Après avoir retrouvé plusieurs photos d'elle à 22 ans, Olivier Normand s'est demandé comment les choses avaient pu aller si vite ; comment cette jeune femme fringante qu'il avait découverte sur ces anciennes photos avait pu devenir celle qui maintenant était devant lui, fragile et à ses derniers souffles. Comme le théâtre est l'un des seuls endroits où l'on peut parler aux morts, l'idée d'un spectacle lui est venue. Un spectacle dans lequel il s'adresserait à la jeune Jeanne D'Arc des photos. « J'avais envie de lui dire, tu ne le sais pas encore, mais tout est déjà fini ».
On a affaire ici à une oeuvre entre le théâtre et la danse. Il faut dire qu’au cours des dernières années, Olivier Normand s'est fait connaître avant tout pour son travail de mise en scène pour Flip FabriQue, une compagnie de cirque du Québec. L'apport de la danse et d'éléments circassiens à son nouveau projet était donc tout à fait naturel pour celui qu'on a aussi récemment pu voir jouer dans la pièce Coeur de Robert Lepage.
Les danseuses Ariane Voineau et Mélanie Therrien, ainsi que la comédienne Claudiane Ruelland offrent toutes trois une performance remarquable. À noter celle de Mélanie Therrien dans le rôle de Jeanne D'Arc Normand qui arrive à insuffler fragilité et force à son personnage d'une manière brillamment dosée. Cependant, malgré l'excellence des interprètes, la compréhension de certains éléments de la pièce se fait assez difficilement, les tableaux s'enchaînant de façon quelque peu décousue, laissant le spectateur face à lui-même, mystifié par des symboliques à la limite du tangible. Au final, on se retrouve devant un lot de propositions et d'images originales, mais sans réel moyen de les comprendre dans leur entièreté. Le mystère plane encore lors de la tombée des rideaux sur certains éléments de la narration, et ce, malgré le fait que certaines clés de compréhension aient été divulguées dans un prologue, lors de la lecture d'une lettre d'Olivier Normand à sa grand-mère.

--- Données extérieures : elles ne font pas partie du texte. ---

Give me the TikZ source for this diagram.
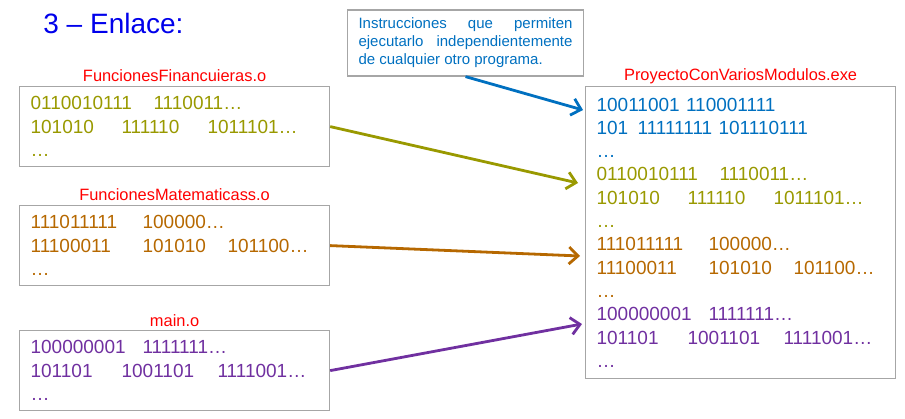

La mise en scène reste quant à elle le point fort du spectacle. À travers divers codes et images, Normand parvient à nous faire voyager avec peu de moyens. Le moment, entre autres, durant lequel les comédiennes/danseuses marchent en équilibre sur des pots de verre est touchant et fort de sens. Un autre épisode marquant est la scène où les comédiennes dansent en s'éclairant uniquement avec des allumettes sur une scène complètement sombre, laissant partiellement apercevoir l'action; une belle idée du jeune metteur en scène. Certaines scènes auraient par contre mérité un certain allègement. Celle où l'on peut voir Claudiane Ruelland et Ariane Voineau dépouiller et dépecer un lapin pour le cuisiner s'est avérée douloureusement longue. Il faut dire que ces dernières ont eu quelques difficultés techniques à bien nettoyer l'animal. Un moment lourd et légèrement tape-à-l'oeil qui, sans vouloir faire de mauvais jeu de mots, manquait de chair autour de l'os.
St-Agapit 1920 est une incursion dans les souvenirs de Jeanne-D'Arc Normand. Un spectacle sur l'évanescence de la vie qui nous transporte au cœur d'un imaginaire troublant frôlant la démence.